Member of the Newfoundland House of Assembly for Burgeo-La Poile
- In office November 8, 1900 – October 31, 1904
- Preceded by: Henry Y. Mott
- Succeeded by: Robert Moulton

Personal details
- Born: Charles Henry Grigg Emerson August 27, 1863 St. John's, Newfoundland Colony
- Died: February 18, 1919 (aged 55) Boston, Massachusetts, U.S.
- Party: Liberal (1900–1904) People's (1908–1919)
- Spouse: Helen Louise Scott ​(m. 1913)​
- Relatives: Prescott Emerson (uncle)
- Education: Bishop Feild College
- Occupation: Lawyer

= Charles Emerson =

Newfoundland lawyer and politician (1863–1919)

Charles Henry Grigg Emerson (August 27, 1863 - February 18, 1919) was a lawyer and politician in Newfoundland. He represented Burgeo-La Poile from 1900 to 1904 as a Liberal and Fortune Bay from 1908 to 1919 as a People's Party member in the Newfoundland House of Assembly.

== Early life and family ==

The son of John Archibald Sinclair Emerson and Jennie Bayley, he was born in St. John's and was educated at Bishop Feild College. Emerson practised law with his uncle Prescott Emerson. He was called to the Newfoundland bar in 1891.
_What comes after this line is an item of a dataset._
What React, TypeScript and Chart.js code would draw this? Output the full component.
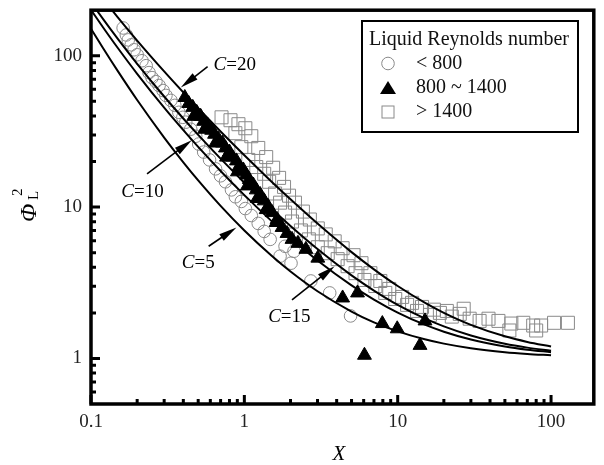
import React, { useEffect, useRef } from "react";
import { Chart, registerables } from "chart.js";

Chart.register(...registerables);

// ---------- data ----------
// Curves (Chisholm-type lines) sampled at these X values
const curveX = [0.1, 0.12, 0.15, 0.2, 0.3, 0.4, 0.5, 0.7, 1, 1.5, 2, 3, 5, 7, 10, 15, 20, 30, 50, 70, 100];
const curveC5 = [151, 112.1, 78.8, 51, 28.8, 19.75, 15, 10.18, 7, 4.78, 3.75, 2.78, 2.04, 1.73, 1.51, 1.338, 1.2525, 1.168, 1.1004, 1.0716, 1.0501];
const curveC10 = [201, 153.8, 112.1, 76, 45.4, 32.25, 25, 17.33, 12, 8.11, 6.25, 4.44, 3.04, 2.45, 2.01, 1.671, 1.5025, 1.334, 1.2004, 1.143, 1.1001];
const curveC15 = [226, 174.6, 128.8, 88.5, 53.8, 38.5, 30, 20.9, 14.5, 9.78, 7.5, 5.28, 3.54, 2.81, 2.26, 1.838, 1.6275, 1.418, 1.2504, 1.179, 1.1251];
const curveC20 = [301, 237.1, 178.8, 126, 78.8, 57.25, 45, 31.6, 22, 14.78, 11.25, 7.78, 5.04, 3.88, 3.01, 2.338, 2.0025, 1.668, 1.4004, 1.286, 1.2001];

// Re_L < 800 (open circles)
const circleX = [0.162, 0.170, 0.175, 0.183, 0.191, 0.200, 0.215, 0.229, 0.239, 0.250, 0.265, 0.278, 0.295, 0.308, 0.332, 0.352, 0.374, 0.397, 0.415, 0.447, 0.482, 0.504, 0.543, 0.593, 0.649, 0.699, 0.753, 0.824, 0.874, 0.956, 1.015, 1.110, 1.232, 1.347, 1.473, 1.710, 1.843, 2.015, 2.107, 2.715, 3.603, 4.928];
const circleY = [152.6, 137.3, 127.3, 118.1, 109.5, 101.5, 92.7, 86.0, 77.4, 71.7, 67.5, 63.6, 58.9, 54.7, 50.7, 47.0, 42.3, 39.2, 36.4, 32.7, 29.4, 26.1, 23.1, 20.5, 17.9, 16.1, 14.7, 13.0, 11.7, 10.9, 9.78, 8.80, 7.80, 6.91, 6.12, 4.74, 5.51, 4.26, 5.11, 3.25, 2.71, 1.91];

// 800 ~ 1400 (filled triangles)
const triX = [0.409, 0.434, 0.461, 0.489, 0.519, 0.543, 0.576, 0.612, 0.639, 0.679, 0.720, 0.753, 0.800, 0.836, 0.888, 0.928, 0.985, 1.030, 1.077, 1.144, 1.196, 1.269, 1.347, 1.430, 1.518, 1.635, 1.762, 1.897, 2.045, 2.236, 2.519, 3.013, 4.374, 5.469, 6.07, 7.94, 9.93, 13.98, 15.07, 0.468, 0.551, 0.649, 0.765, 0.901, 1.046, 1.214, 1.388, 1.611];
const triY = [53.0, 48.4, 45.6, 42.3, 39.8, 36.9, 34.8, 32.2, 30.3, 28.1, 26.5, 24.6, 23.1, 21.4, 20.2, 18.7, 17.6, 16.3, 15.2, 14.0, 13.0, 12.1, 11.0, 10.1, 9.20, 8.28, 7.34, 6.70, 6.12, 5.76, 5.26, 4.60, 2.51, 2.71, 1.05, 1.70, 1.57, 1.22, 1.77, 39.8, 32.7, 26.5, 21.4, 17.1, 13.8, 11.4, 9.63, 7.91];

// > 1400 (open squares)
const sqX = [0.710, 0.812, 0.915, 1.015, 1.110, 1.232, 1.388, 1.541, 1.685, 1.815, 1.956, 2.138, 2.409, 2.674, 3.013, 3.395, 3.882, 4.374, 5.152, 5.805, 6.637, 7.702, 8.810, 10.69, 12.41, 14.41, 17.23, 20.91, 25.38, 29.47, 34.20, 39.10, 45.39, 55.10, 65.89, 76.46, 86.15, 104.6, 128.8, 0.874, 0.956, 1.061, 1.196, 1.347, 1.451, 1.587, 1.710, 1.843, 2.045, 2.339, 2.634, 3.013, 3.498, 4.058, 4.712, 5.308, 6.070, 7.152, 8.301, 9.634, 11.52, 13.37, 16.23, 18.84, 22.53, 26.94, 53.48, 79.97];
const sqY = [39.2, 37.5, 35.3, 33.2, 29.4, 24.6, 21.4, 18.2, 15.6, 13.6, 11.9, 10.7, 9.34, 8.28, 7.23, 6.60, 5.94, 5.35, 4.81, 4.26, 3.66, 3.25, 2.88, 2.55, 2.33, 2.19, 2.10, 2.06, 1.97, 1.83, 1.77, 1.83, 1.77, 1.70, 1.72, 1.65, 1.65, 1.72, 1.72, 30.8, 24.9, 20.5, 18.4, 16.6, 14.7, 12.3, 10.7, 9.20, 8.03, 7.01, 6.12, 5.43, 4.96, 4.53, 4.07, 3.66, 3.30, 3.01, 2.71, 2.47, 2.26, 2.06, 1.94, 2.00, 1.89, 2.13, 1.53, 1.53];

// Axis ticks
const xMajorTicks = [0.1, 1, 10, 100];
const xMinorTicks = [0.2, 0.3, 0.4, 0.5, 0.6, 0.7, 0.8, 0.9, 2, 3, 4, 5, 6, 7, 8, 9, 20, 30, 40, 50, 60, 70, 80, 90];
const yMajorTicks = [1, 10, 100];
const yMinorTicks = [0.6, 0.7, 0.8, 0.9, 2, 3, 4, 5, 6, 7, 8, 9, 20, 30, 40, 50, 60, 70, 80, 90];

// Legend
const legendTitle = "Liquid Reynolds number";
const legendLabels = ["< 800", "800 ~ 1400", "> 1400"];

// Curve annotations (data coordinates): label, text anchor, arrow tail, arrow tip
const annLabels = ["20", "10", "5", "15"];
const annTextX = [0.630, 0.1575, 0.391, 1.43];
const annTextY = [87.3, 12.6, 4.26, 1.886];
const annFromX = [0.576, 0.232, 0.585, 2.045];
const annFromY = [84.7, 16.6, 5.51, 2.44];
const annToX = [0.385, 0.454, 0.888, 3.88];
const annToY = [61.7, 27.7, 7.34, 4.07];

const SERIF = '"Liberation Serif", "Times New Roman", serif';
const GRAY = "#8a8a8a";

const zip = (xs: number[], ys: number[]) => xs.map((x, i) => ({ x, y: ys[i] }));

function drawArrow(ctx: CanvasRenderingContext2D, x1: number, y1: number, x2: number, y2: number) {
  const ang = Math.atan2(y2 - y1, x2 - x1);
  const hl = 18, hw = 4;
  const c = Math.cos(ang), s = Math.sin(ang);
  ctx.beginPath();
  ctx.moveTo(x1, y1);
  ctx.lineTo(x2 - c * hl * 0.7, y2 - s * hl * 0.7);
  ctx.lineWidth = 1.6;
  ctx.strokeStyle = "#000";
  ctx.stroke();
  ctx.beginPath();
  ctx.moveTo(x2, y2);
  ctx.lineTo(x2 - hl * c + hw * s, y2 - hl * s - hw * c);
  ctx.lineTo(x2 - hl * c - hw * s, y2 - hl * s + hw * c);
  ctx.closePath();
  ctx.fillStyle = "#000";
  ctx.fill();
}

const decorPlugin = {
  id: "decor",
  afterDraw(chart: any) {
    const ctx: CanvasRenderingContext2D = chart.ctx;
    const { left, right, top, bottom } = chart.chartArea;
    const xs = chart.scales.x;
    const ys = chart.scales.y;
    ctx.save();

    // tick marks (inward)
    ctx.strokeStyle = "#000";
    ctx.lineWidth = 3;
    ctx.beginPath();
    xMajorTicks.forEach((v) => { const px = xs.getPixelForValue(v); ctx.moveTo(px, bottom); ctx.lineTo(px, bottom - 9); });
    xMinorTicks.forEach((v) => { const px = xs.getPixelForValue(v); ctx.moveTo(px, bottom); ctx.lineTo(px, bottom - 5); });
    yMajorTicks.forEach((v) => { const py = ys.getPixelForValue(v); ctx.moveTo(left, py); ctx.lineTo(left + 9, py); });
    yMinorTicks.forEach((v) => { const py = ys.getPixelForValue(v); ctx.moveTo(left, py); ctx.lineTo(left + 5, py); });
    ctx.stroke();

    // frame
    ctx.lineWidth = 3.5;
    ctx.strokeRect(left, top, right - left, bottom - top);

    // annotations
    annLabels.forEach((lab, i) => {
      drawArrow(ctx, xs.getPixelForValue(annFromX[i]), ys.getPixelForValue(annFromY[i]), xs.getPixelForValue(annToX[i]), ys.getPixelForValue(annToY[i]));
      const tx = xs.getPixelForValue(annTextX[i]);
      const ty = ys.getPixelForValue(annTextY[i]);
      ctx.fillStyle = "#000";
      ctx.textBaseline = "middle";
      ctx.textAlign = "left";
      ctx.font = `italic 19px ${SERIF}`;
      ctx.fillText("C", tx, ty);
      const w = ctx.measureText("C").width;
      ctx.font = `19px ${SERIF}`;
      ctx.fillText("=" + lab, tx + w, ty);
    });

    // legend box
    ctx.lineWidth = 2;
    ctx.strokeStyle = "#000";
    ctx.fillStyle = "#fff";
    ctx.fillRect(362, 21, 216, 111);
    ctx.strokeRect(362, 21, 216, 111);
    ctx.fillStyle = "#111";
    ctx.font = `20px ${SERIF}`;
    ctx.textBaseline = "middle";
    ctx.textAlign = "left";
    ctx.fillText(legendTitle, 369, 40);
    const rowY = [63.5, 88, 112];
    legendLabels.forEach((lab, i) => {
      const cy = rowY[i];
      const cx = 388;
      ctx.lineWidth = 1;
      if (i === 0) {
        ctx.beginPath();
        ctx.arc(cx, cy, 6.3, 0, Math.PI * 2);
        ctx.strokeStyle = GRAY;
        ctx.stroke();
      } else if (i === 1) {
        ctx.beginPath();
        ctx.moveTo(cx, cy - 7);
        ctx.lineTo(cx + 8, cy + 6);
        ctx.lineTo(cx - 8, cy + 6);
        ctx.closePath();
        ctx.fillStyle = "#000";
        ctx.fill();
      } else {
        ctx.strokeStyle = GRAY;
        ctx.strokeRect(cx - 6, cy - 6, 12, 12);
      }
      ctx.fillStyle = "#111";
      ctx.fillText(lab, 416, cy);
    });

    // axis titles
    ctx.fillStyle = "#000";
    ctx.textBaseline = "alphabetic";
    ctx.textAlign = "center";
    ctx.font = `italic 21px ${SERIF}`;
    ctx.fillText("X", 339, 460);

    ctx.translate(36, 222);
    ctx.rotate(-Math.PI / 2);
    ctx.textAlign = "left";
    ctx.font = `italic 24px ${SERIF}`;
    ctx.fillText("Φ", 0, 0);
    ctx.font = `15px ${SERIF}`;
    ctx.fillText("L", 22, 2);
    ctx.fillText("2", 26, -14);
    ctx.restore();
  },
};

export default function App() {
  const ref = useRef<HTMLCanvasElement | null>(null);
  useEffect(() => {
    document.body.style.margin = "0";
    if (!ref.current) return;
    const lineDs = (data: number[], label: string) => ({
      label,
      data: zip(curveX, data),
      showLine: true,
      borderColor: "#000",
      borderWidth: 2,
      pointRadius: 0,
      cubicInterpolationMode: "monotone" as const,
    });
    const chart = new Chart(ref.current, {
      type: "scatter",
      data: {
        datasets: [
          lineDs(curveC20, "C=20"),
          lineDs(curveC15, "C=15"),
          lineDs(curveC10, "C=10"),
          lineDs(curveC5, "C=5"),
          {
            label: legendLabels[1],
            data: zip(triX, triY),
            pointStyle: "triangle",
            pointRadius: 8,
            backgroundColor: "#000",
            borderColor: "#000",
            borderWidth: 1,
          },
          {
            label: legendLabels[2],
            data: zip(sqX, sqY),
            pointStyle: "rect",
            pointRadius: 9.2,
            backgroundColor: "rgba(0,0,0,0)",
            borderColor: GRAY,
            borderWidth: 1,
          },
          {
            label: legendLabels[0],
            data: zip(circleX, circleY),
            pointStyle: "circle",
            pointRadius: 6.3,
            backgroundColor: "rgba(0,0,0,0)",
            borderColor: GRAY,
            borderWidth: 1,
          },
        ],
      },
      options: {
        animation: false,
        responsive: false,
        layout: { padding: { top: 7, right: 7, left: 0, bottom: 0 } },
        plugins: { legend: { display: false }, tooltip: { enabled: false } },
        scales: {
          x: {
            type: "logarithmic",
            min: 0.1,
            max: 190,
            grid: { display: false, drawTicks: false },
            border: { display: false },
            afterBuildTicks: (axis: any) => { axis.ticks = xMajorTicks.map((v) => ({ value: v })); },
            afterFit: (axis: any) => {
              axis.height = 61;
              axis.paddingLeft = 0; axis.paddingRight = 0; axis.paddingTop = 0; axis.paddingBottom = 0;
            },
            ticks: {
              autoSkip: false,
              maxRotation: 0,
              padding: 7,
              color: "#222",
              font: { family: SERIF, size: 19 },
              callback: (v: any) => String(v),
            },
          },
          y: {
            type: "logarithmic",
            min: 0.5,
            max: 200,
            grid: { display: false, drawTicks: false },
            border: { display: false },
            afterBuildTicks: (axis: any) => { axis.ticks = yMajorTicks.map((v) => ({ value: v })); },
            afterFit: (axis: any) => {
              axis.width = 91;
              axis.paddingLeft = 0; axis.paddingRight = 0; axis.paddingTop = 0; axis.paddingBottom = 0;
            },
            ticks: {
              autoSkip: false,
              padding: 9,
              color: "#222",
              font: { family: SERIF, size: 19 },
              callback: (v: any) => String(v),
            },
          },
        },
      },
      plugins: [decorPlugin],
    });
    return () => chart.destroy();
  }, []);
  return (
    <div style={{ width: 604, height: 465 }}>
      <canvas ref={ref} width={604} height={465} style={{ display: "block" }} />
    </div>
  );
}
In 1913, Emerson married Helen Louise Scott. His son Frederick Rennie Emerson was a lawyer, musician and composer who played an important role in promoting the awareness of Newfoundland's cultural heritage.

== Politics ==

Emerson ran unsuccessfully for a seat in the Newfoundland assembly in an 1894 by-election. He was elected to the assembly in 1900 and then was defeated when he ran for reelection in 1904 by his Conservative opponent Robert Moulton.

Emerson returned to politics in 1908 when he was elected for the district of Fortune Bay as a member of the new People's Party. From 1909 to 1917, he served in the Executive Council as a minister without portfolio in the administration of Edward Morris. Emerson resigned his seat in the House of Assembly in November 1917 and he was subsequently named registrar for the Supreme Court of Newfoundland.

Emerson died in Boston at the age of 55.